Anyway, I obviously set this up wrong when I started writing. Two classes... right. The other, now, was my English class. Which is really more of a comp lit class. And, I guess just to fly in the face of almost every other non-BS class I've had here, it actually makes me happy. No, really... the people in it are cool, and we got to spend an hour and a half in the Reg's special collections looking at 250-year-old picture books full of etchings of Roman ruins and not discussing them so much as talking about them. I mean, we read something for last week and sat in class talking about the guy's "protracted freak-out" over one of the paintings he was describing. The language people use to talk about things makes such a huge difference. And this is a laid-back class where (gasp!) people are laid-back because they're cool, and not because they don't care to actually do the reading. It is, of course, full of English majors. Silly English majors.

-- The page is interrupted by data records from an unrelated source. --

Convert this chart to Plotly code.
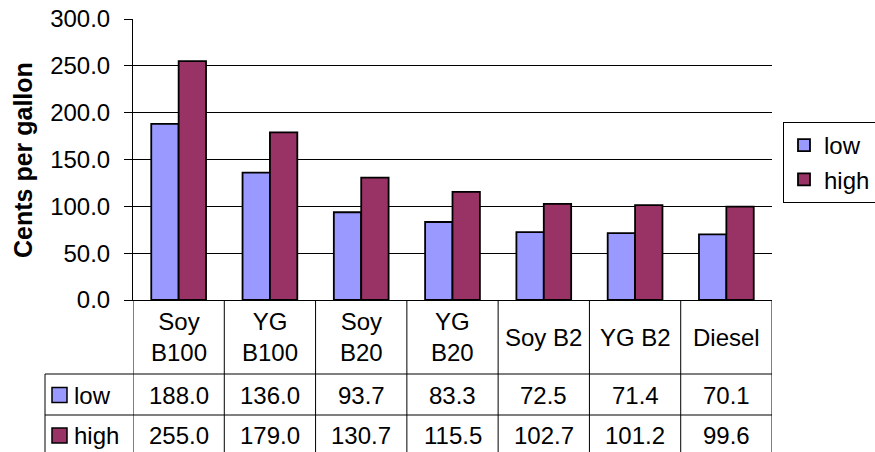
import plotly.graph_objects as go

# data
fuels = ["Soy B100", "YG B100", "Soy B20", "YG B20", "Soy B2", "YG B2", "Diesel"]
fuel_labels = ["Soy<br>B100", "YG<br>B100", "Soy<br>B20", "YG<br>B20", "Soy B2", "YG B2", "Diesel"]
low = [188.0, 136.0, 93.7, 83.3, 72.5, 71.4, 70.1]
high = [255.0, 179.0, 130.7, 115.5, 102.7, 101.2, 99.6]

W, H = 875, 452
FONT = "Liberation Sans, Arial, sans-serif"
FS = 24
LOW_C, HIGH_C = "#9999FF", "#993366"


def px_x(x):
    return x / W


def px_y(y):
    return (H - y) / H


fig = go.Figure()
fig.add_trace(go.Bar(x=fuels, y=low, name="low", legendgroup="low",
                     marker=dict(color=LOW_C, line=dict(color="black", width=1.8))))
fig.add_trace(go.Bar(x=fuels, y=high, name="high", legendgroup="high",
                     marker=dict(color=HIGH_C, line=dict(color="black", width=1.8))))

shapes = []
annotations = []

# table grid
line = dict(color="black", width=1)
for yy in [374, 415, 456]:
    shapes.append(dict(type="line", xref="paper", yref="paper", x0=px_x(45), x1=px_x(772),
                       y0=px_y(yy), y1=px_y(yy), line=line))
for i in range(len(fuels) + 1):
    shapes.append(dict(type="line", xref="x", yref="paper", x0=i - 0.5, x1=i - 0.5,
                       y0=px_y(300), y1=px_y(456), line=line))
shapes.append(dict(type="line", xref="paper", yref="paper", x0=px_x(45), x1=px_x(45),
                   y0=px_y(374), y1=px_y(456), line=line))

# header row with category names
for f, lab in zip(fuels, fuel_labels):
    annotations.append(dict(x=f, xref="x", y=px_y(337), yref="paper", text=lab, showarrow=False,
                            font=dict(size=FS), xanchor="center", yanchor="middle"))

# data rows
rows = [("low", low, LOW_C, 395), ("high", high, HIGH_C, 435.5)]
for name, vals, col, yc in rows:
    shapes.append(dict(type="rect", xref="paper", yref="paper", x0=px_x(52), x1=px_x(67),
                       y0=px_y(yc - 7.5), y1=px_y(yc + 7.5), fillcolor=col, line=dict(color="black", width=1.5)))
    annotations.append(dict(x=px_x(72), xref="paper", y=px_y(yc), yref="paper", text=name,
                            showarrow=False, font=dict(size=FS), xanchor="left", yanchor="middle"))
    for f, v in zip(fuels, vals):
        annotations.append(dict(x=f, xref="x", y=px_y(yc), yref="paper", text=f"{v:.1f}",
                                showarrow=False, font=dict(size=FS), xanchor="center", yanchor="middle"))

# y axis title
annotations.append(dict(x=px_x(23), xref="paper", y=px_y(160), yref="paper", text="<b>Cents per gallon</b>",
                        textangle=-90, showarrow=False, font=dict(size=25), xanchor="center", yanchor="middle"))

fig.update_layout(
    width=W, height=H, margin=dict(l=0, r=0, t=0, b=0, autoexpand=False),
    paper_bgcolor="white", plot_bgcolor="white",
    font=dict(family=FONT, size=FS, color="black"),
    barmode="group", bargap=0.4, bargroupgap=0,
    xaxis=dict(domain=[px_x(133), px_x(772)], range=[-0.5, 6.5], showticklabels=False, ticks="",
               showline=True, linecolor="black", linewidth=1, showgrid=False, zeroline=False,
               automargin=False),
    yaxis=dict(domain=[px_y(300), px_y(19)], range=[0, 300], dtick=50, tickformat=".1f",
               ticks="outside", ticklen=8, tickcolor="black", ticklabelstandoff=9,
               showline=True, linecolor="black", linewidth=1, automargin=False,
               showgrid=True, gridcolor="black", gridwidth=1, zeroline=False),
    legend=dict(x=px_x(783), y=px_y(122), xanchor="left", yanchor="top", bordercolor="black", borderwidth=1,
                font=dict(size=FS), bgcolor="white", tracegroupgap=0, itemwidth=30),
    shapes=shapes, annotations=annotations,
)

# drop the page's default body margin so the figure sits at the window corner
fig.write_html("out.html", config={"displayModeBar": False},
               post_script="document.body.style.margin='0';")
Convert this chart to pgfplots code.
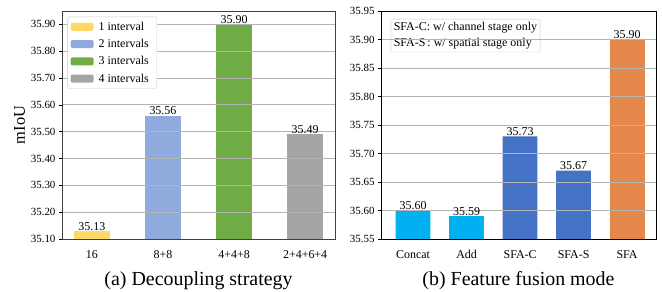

Oh, and in the 18th century the cool thing to do, if you were well-off enough to do it, was to have ruins reconstructed in your garden. This really confused my instructor (who isn't a full professor and thus doesn't want to be called one). I, on the other hand, think this would be really cool. If I'm ever rich enough to be randomly eccentric, it's totally something I'd do. I mean, the books even had measurements. I'd be so easy to re-create some of the ruins of Palmyra or wherever as they were in 1750 or so. And that'd be awesome.
(And ah-HA, this is the other song I was looking for for my random Songs About California list. There are actually quite a few in my library, for a reason that had nothing to do with conscious choice.)